Task: Copy all the data exactly, except the pictures.

↓↓↓

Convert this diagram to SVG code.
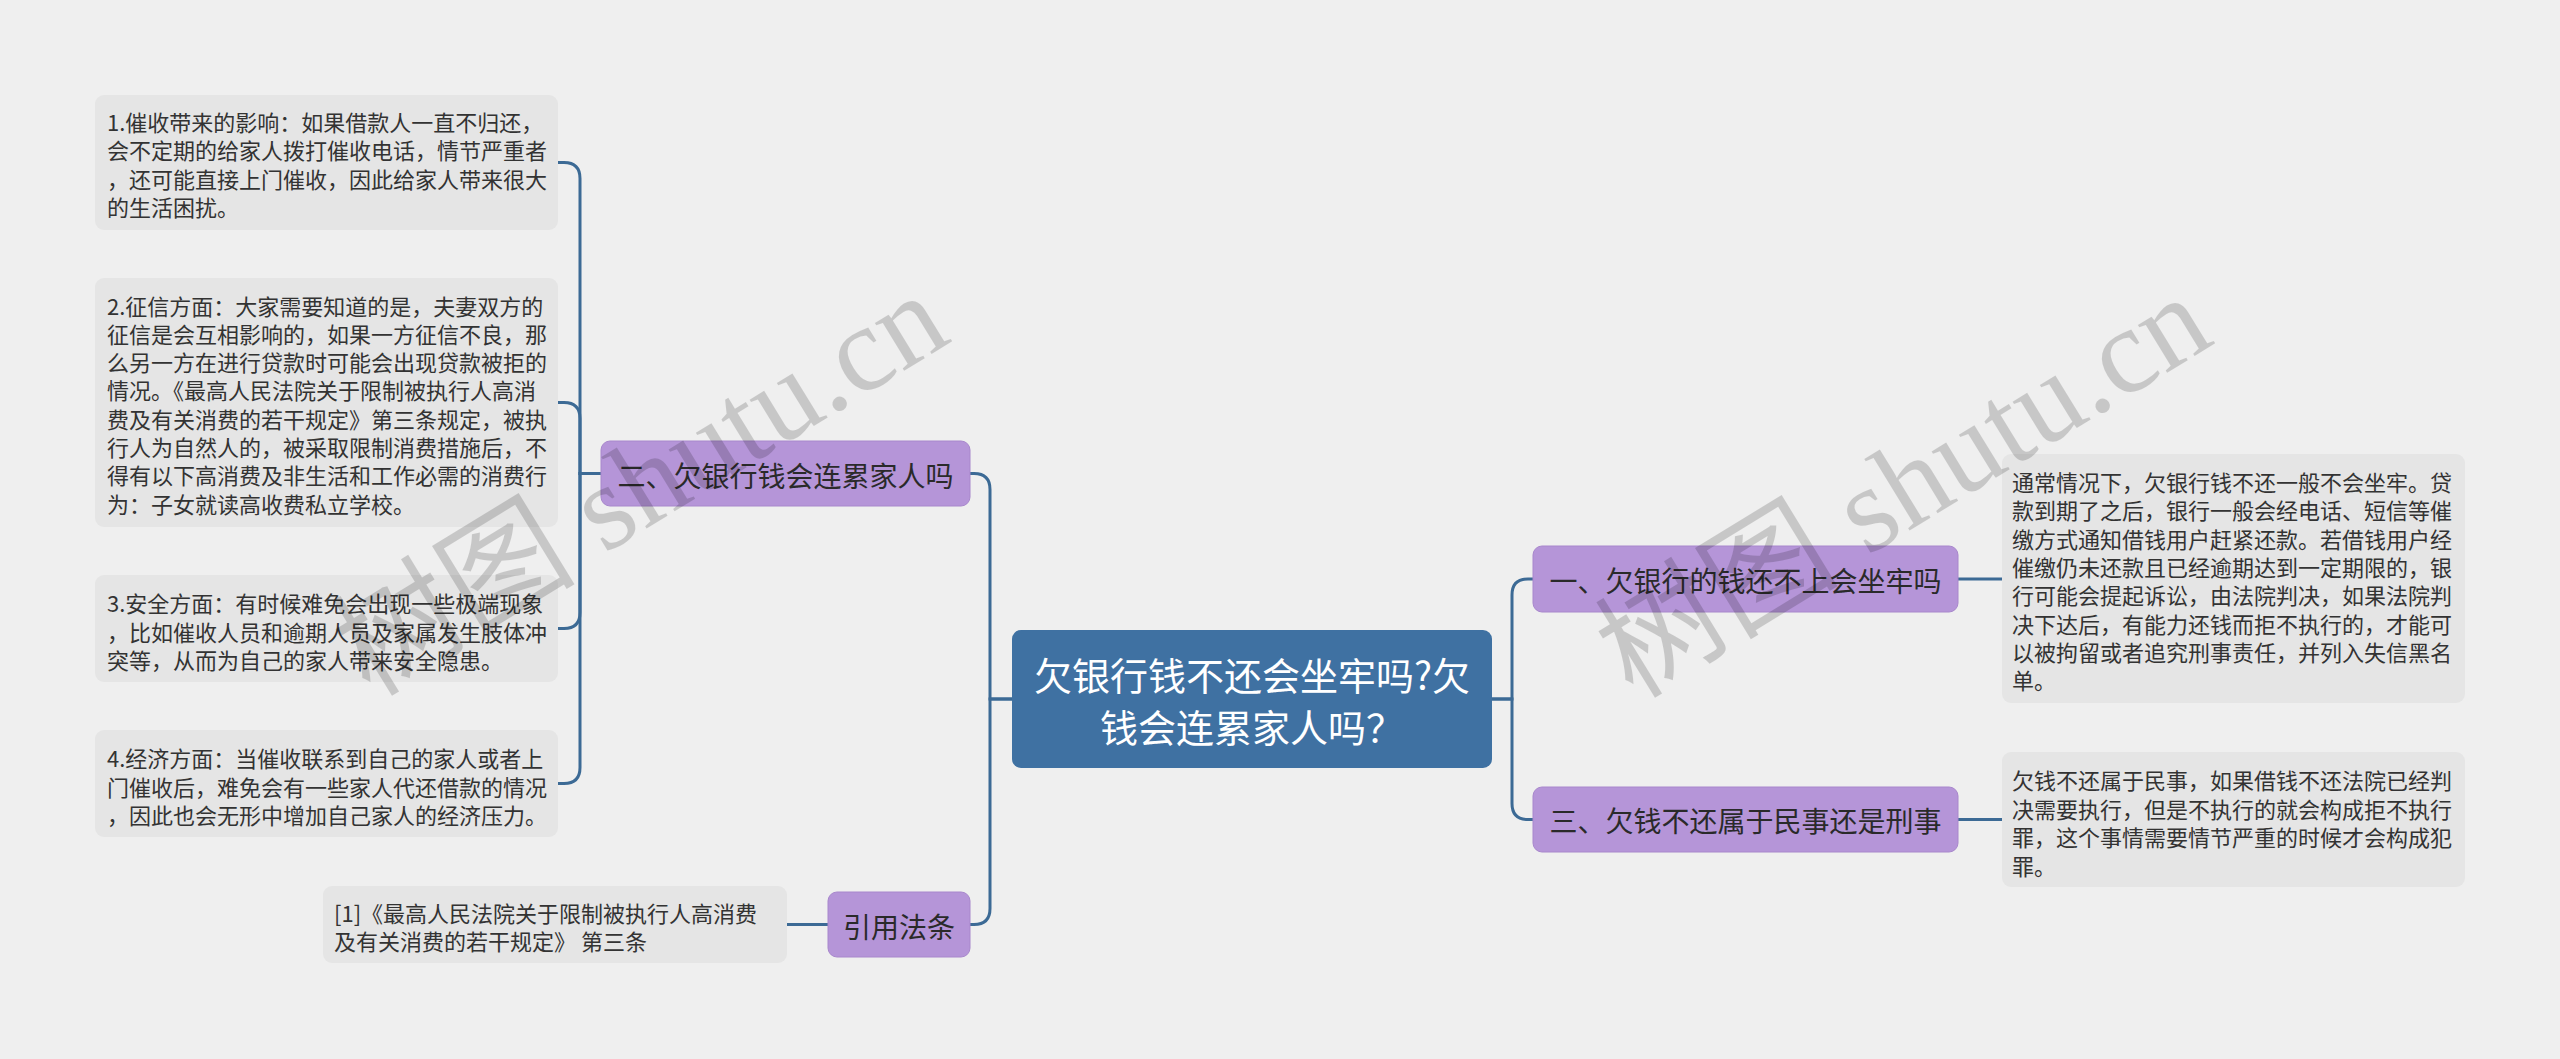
<svg xmlns="http://www.w3.org/2000/svg" width="2560" height="1059" viewBox="0 0 2560 1059">
<style>
.bg{fill:#efefef}
.leaf{fill:#e5e5e5}
.sub{fill:#b595d8;stroke:#a887cc;stroke-width:1}
.root{fill:#3f71a2}
.lt{font-family:"Noto Sans CJK SC","Noto Sans",sans-serif;font-size:22px;fill:#333;dominant-baseline:central}
.st{font-family:"Noto Sans CJK SC","Noto Sans",sans-serif;font-size:28px;fill:#2a2a2a;text-anchor:middle;dominant-baseline:central}
.rt{font-family:"Noto Sans CJK SC","Noto Sans",sans-serif;font-size:38px;fill:#ffffff;text-anchor:middle;dominant-baseline:central}
.conn path{fill:none;stroke:#3c6a95;stroke-width:3}
.wm{font-family:"Liberation Serif","Noto Sans CJK SC",serif;font-size:122px;fill:#000;opacity:0.16}
</style>
<rect class="bg" x="0" y="0" width="2560" height="1059"/>

<g id="connectors" class="conn">
<path d="M1492,699 H1512 V595 Q1512,579 1528,579 H1533"/>
<path d="M1492,699 H1512 V803.5 Q1512,819.5 1528,819.5 H1533"/>
<path d="M1958,579 H2002"/>
<path d="M1958,819.5 H2002"/>
<path d="M1012,699 H990 V489.5 Q990,473.5 974,473.5 H970"/>
<path d="M1012,699 H990 V908.5 Q990,924.5 974,924.5 H970"/>
<path d="M601,473.5 H580 V178.5 Q580,162.5 564,162.5 H558"/>
<path d="M601,473.5 H580 V418.5 Q580,402.5 564,402.5 H558"/>
<path d="M601,473.5 H580 V612.5 Q580,628.5 564,628.5 H558"/>
<path d="M601,473.5 H580 V767.5 Q580,783.5 564,783.5 H558"/>
<path d="M828,924.5 H787"/>
</g>

<g id="root">
<rect class="root" x="1012" y="630" width="480" height="138" rx="9"/>
<text class="rt" x="1252" y="673">欠银行钱不还会坐牢吗?欠</text>
<text class="rt" x="1252" y="725">钱会连累家人吗？</text>
</g>

<g id="n1">
<rect class="sub" x="1533" y="546" width="425" height="66" rx="9"/>
<text class="st" x="1745.5" y="580">一、欠银行的钱还不上会坐牢吗</text>
</g>

<g id="n3">
<rect class="sub" x="1533" y="787" width="425" height="65" rx="9"/>
<text class="st" x="1745.5" y="820">三、欠钱不还属于民事还是刑事</text>
</g>

<g id="n2">
<rect class="sub" x="601" y="441" width="369" height="65" rx="9"/>
<text class="st" x="785.5" y="474.5">二、欠银行钱会连累家人吗</text>
</g>

<g id="ncite">
<rect class="sub" x="828" y="892" width="142" height="65" rx="9"/>
<text class="st" x="899" y="925.5">引用法条</text>
</g>

<g id="r1">
<rect class="leaf" x="2002" y="454" width="463" height="249" rx="9"/>
<text class="lt" x="2012" y="481">通常情况下，欠银行钱不还一般不会坐牢。贷</text>
<text class="lt" x="2012" y="509.3">款到期了之后，银行一般会经电话、短信等催</text>
<text class="lt" x="2012" y="537.6">缴方式通知借钱用户赶紧还款。若借钱用户经</text>
<text class="lt" x="2012" y="565.9">催缴仍未还款且已经逾期达到一定期限的，银</text>
<text class="lt" x="2012" y="594.2">行可能会提起诉讼，由法院判决，如果法院判</text>
<text class="lt" x="2012" y="622.5">决下达后，有能力还钱而拒不执行的，才能可</text>
<text class="lt" x="2012" y="650.8">以被拘留或者追究刑事责任，并列入失信黑名</text>
<text class="lt" x="2012" y="679.1">单。</text>
</g>

<g id="r3">
<rect class="leaf" x="2002" y="752" width="463" height="135" rx="9"/>
<text class="lt" x="2012" y="779">欠钱不还属于民事，如果借钱不还法院已经判</text>
<text class="lt" x="2012" y="807.5">决需要执行，但是不执行的就会构成拒不执行</text>
<text class="lt" x="2012" y="836">罪，这个事情需要情节严重的时候才会构成犯</text>
<text class="lt" x="2012" y="864.5">罪。</text>
</g>

<g id="l1">
<rect class="leaf" x="95" y="95" width="463" height="135" rx="9"/>
<text class="lt" x="107" y="120.5">1.催收带来的影响：如果借款人一直不归还，</text>
<text class="lt" x="107" y="149">会不定期的给家人拨打催收电话，情节严重者</text>
<text class="lt" x="107" y="177.5">，还可能直接上门催收，因此给家人带来很大</text>
<text class="lt" x="107" y="206">的生活困扰。</text>
</g>

<g id="l2">
<rect class="leaf" x="95" y="278" width="463" height="249" rx="9"/>
<text class="lt" x="107" y="304.5">2.征信方面：大家需要知道的是，夫妻双方的</text>
<text class="lt" x="107" y="332.8">征信是会互相影响的，如果一方征信不良，那</text>
<text class="lt" x="107" y="361.1">么另一方在进行贷款时可能会出现贷款被拒的</text>
<text class="lt" x="107" y="389.4">情况。《最高人民法院关于限制被执行人高消</text>
<text class="lt" x="107" y="417.7">费及有关消费的若干规定》第三条规定，被执</text>
<text class="lt" x="107" y="446">行人为自然人的，被采取限制消费措施后，不</text>
<text class="lt" x="107" y="474.3">得有以下高消费及非生活和工作必需的消费行</text>
<text class="lt" x="107" y="502.6">为：子女就读高收费私立学校。</text>
</g>

<g id="l3">
<rect class="leaf" x="95" y="575" width="463" height="107" rx="9"/>
<text class="lt" x="107" y="602">3.安全方面：有时候难免会出现一些极端现象</text>
<text class="lt" x="107" y="630.5">，比如催收人员和逾期人员及家属发生肢体冲</text>
<text class="lt" x="107" y="659">突等，从而为自己的家人带来安全隐患。</text>
</g>

<g id="l4">
<rect class="leaf" x="95" y="730" width="463" height="107" rx="9"/>
<text class="lt" x="107" y="757">4.经济方面：当催收联系到自己的家人或者上</text>
<text class="lt" x="107" y="785.5">门催收后，难免会有一些家人代还借款的情况</text>
<text class="lt" x="107" y="814">，因此也会无形中增加自己家人的经济压力。</text>
</g>

<g id="cite">
<rect class="leaf" x="323" y="886" width="464" height="77" rx="9"/>
<text class="lt" x="334" y="911.5">[1]《最高人民法院关于限制被执行人高消费</text>
<text class="lt" x="334" y="940">及有关消费的若干规定》 第三条</text>
</g>

<g id="watermark">
<text class="wm" transform="translate(370,698) rotate(-31.5)">树图 shutu.cn</text>
<text class="wm" transform="translate(1633,700) rotate(-31.5)">树图 shutu.cn</text>
</g>
</svg>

↑↑↑

Solution for this task:
Convert this diagram to SVG code.
<svg xmlns="http://www.w3.org/2000/svg" width="2560" height="1059" viewBox="0 0 2560 1059">
<style>
.bg{fill:#efefef}
.leaf{fill:#e5e5e5}
.sub{fill:#b595d8;stroke:#a887cc;stroke-width:1}
.root{fill:#3f71a2}
.lt{font-family:"Noto Sans CJK SC","Noto Sans",sans-serif;font-size:22px;fill:#333;dominant-baseline:central}
.st{font-family:"Noto Sans CJK SC","Noto Sans",sans-serif;font-size:28px;fill:#2a2a2a;text-anchor:middle;dominant-baseline:central}
.rt{font-family:"Noto Sans CJK SC","Noto Sans",sans-serif;font-size:38px;fill:#ffffff;text-anchor:middle;dominant-baseline:central}
.conn path{fill:none;stroke:#3c6a95;stroke-width:3}
.wm{font-family:"Liberation Serif","Noto Sans CJK SC",serif;font-size:122px;fill:#000;opacity:0.16}
</style>
<rect class="bg" x="0" y="0" width="2560" height="1059"/>

<g id="connectors" class="conn">
<path d="M1492,699 H1512 V595 Q1512,579 1528,579 H1533"/>
<path d="M1492,699 H1512 V803.5 Q1512,819.5 1528,819.5 H1533"/>
<path d="M1958,579 H2002"/>
<path d="M1958,819.5 H2002"/>
<path d="M1012,699 H990 V489.5 Q990,473.5 974,473.5 H970"/>
<path d="M1012,699 H990 V908.5 Q990,924.5 974,924.5 H970"/>
<path d="M601,473.5 H580 V178.5 Q580,162.5 564,162.5 H558"/>
<path d="M601,473.5 H580 V418.5 Q580,402.5 564,402.5 H558"/>
<path d="M601,473.5 H580 V612.5 Q580,628.5 564,628.5 H558"/>
<path d="M601,473.5 H580 V767.5 Q580,783.5 564,783.5 H558"/>
<path d="M828,924.5 H787"/>
</g>

<g id="root">
<rect class="root" x="1012" y="630" width="480" height="138" rx="9"/>
<text class="rt" x="1252" y="673">欠银行钱不还会坐牢吗?欠</text>
<text class="rt" x="1252" y="725">钱会连累家人吗？</text>
</g>

<g id="n1">
<rect class="sub" x="1533" y="546" width="425" height="66" rx="9"/>
<text class="st" x="1745.5" y="580">一、欠银行的钱还不上会坐牢吗</text>
</g>

<g id="n3">
<rect class="sub" x="1533" y="787" width="425" height="65" rx="9"/>
<text class="st" x="1745.5" y="820">三、欠钱不还属于民事还是刑事</text>
</g>

<g id="n2">
<rect class="sub" x="601" y="441" width="369" height="65" rx="9"/>
<text class="st" x="785.5" y="474.5">二、欠银行钱会连累家人吗</text>
</g>

<g id="ncite">
<rect class="sub" x="828" y="892" width="142" height="65" rx="9"/>
<text class="st" x="899" y="925.5">引用法条</text>
</g>

<g id="r1">
<rect class="leaf" x="2002" y="454" width="463" height="249" rx="9"/>
<text class="lt" x="2012" y="481">通常情况下，欠银行钱不还一般不会坐牢。贷</text>
<text class="lt" x="2012" y="509.3">款到期了之后，银行一般会经电话、短信等催</text>
<text class="lt" x="2012" y="537.6">缴方式通知借钱用户赶紧还款。若借钱用户经</text>
<text class="lt" x="2012" y="565.9">催缴仍未还款且已经逾期达到一定期限的，银</text>
<text class="lt" x="2012" y="594.2">行可能会提起诉讼，由法院判决，如果法院判</text>
<text class="lt" x="2012" y="622.5">决下达后，有能力还钱而拒不执行的，才能可</text>
<text class="lt" x="2012" y="650.8">以被拘留或者追究刑事责任，并列入失信黑名</text>
<text class="lt" x="2012" y="679.1">单。</text>
</g>

<g id="r3">
<rect class="leaf" x="2002" y="752" width="463" height="135" rx="9"/>
<text class="lt" x="2012" y="779">欠钱不还属于民事，如果借钱不还法院已经判</text>
<text class="lt" x="2012" y="807.5">决需要执行，但是不执行的就会构成拒不执行</text>
<text class="lt" x="2012" y="836">罪，这个事情需要情节严重的时候才会构成犯</text>
<text class="lt" x="2012" y="864.5">罪。</text>
</g>

<g id="l1">
<rect class="leaf" x="95" y="95" width="463" height="135" rx="9"/>
<text class="lt" x="107" y="120.5">1.催收带来的影响：如果借款人一直不归还，</text>
<text class="lt" x="107" y="149">会不定期的给家人拨打催收电话，情节严重者</text>
<text class="lt" x="107" y="177.5">，还可能直接上门催收，因此给家人带来很大</text>
<text class="lt" x="107" y="206">的生活困扰。</text>
</g>

<g id="l2">
<rect class="leaf" x="95" y="278" width="463" height="249" rx="9"/>
<text class="lt" x="107" y="304.5">2.征信方面：大家需要知道的是，夫妻双方的</text>
<text class="lt" x="107" y="332.8">征信是会互相影响的，如果一方征信不良，那</text>
<text class="lt" x="107" y="361.1">么另一方在进行贷款时可能会出现贷款被拒的</text>
<text class="lt" x="107" y="389.4">情况。《最高人民法院关于限制被执行人高消</text>
<text class="lt" x="107" y="417.7">费及有关消费的若干规定》第三条规定，被执</text>
<text class="lt" x="107" y="446">行人为自然人的，被采取限制消费措施后，不</text>
<text class="lt" x="107" y="474.3">得有以下高消费及非生活和工作必需的消费行</text>
<text class="lt" x="107" y="502.6">为：子女就读高收费私立学校。</text>
</g>

<g id="l3">
<rect class="leaf" x="95" y="575" width="463" height="107" rx="9"/>
<text class="lt" x="107" y="602">3.安全方面：有时候难免会出现一些极端现象</text>
<text class="lt" x="107" y="630.5">，比如催收人员和逾期人员及家属发生肢体冲</text>
<text class="lt" x="107" y="659">突等，从而为自己的家人带来安全隐患。</text>
</g>

<g id="l4">
<rect class="leaf" x="95" y="730" width="463" height="107" rx="9"/>
<text class="lt" x="107" y="757">4.经济方面：当催收联系到自己的家人或者上</text>
<text class="lt" x="107" y="785.5">门催收后，难免会有一些家人代还借款的情况</text>
<text class="lt" x="107" y="814">，因此也会无形中增加自己家人的经济压力。</text>
</g>

<g id="cite">
<rect class="leaf" x="323" y="886" width="464" height="77" rx="9"/>
<text class="lt" x="334" y="911.5">[1]《最高人民法院关于限制被执行人高消费</text>
<text class="lt" x="334" y="940">及有关消费的若干规定》 第三条</text>
</g>

<g id="watermark">
<text class="wm" transform="translate(370,698) rotate(-31.5)">树图 shutu.cn</text>
<text class="wm" transform="translate(1633,700) rotate(-31.5)">树图 shutu.cn</text>
</g>
</svg>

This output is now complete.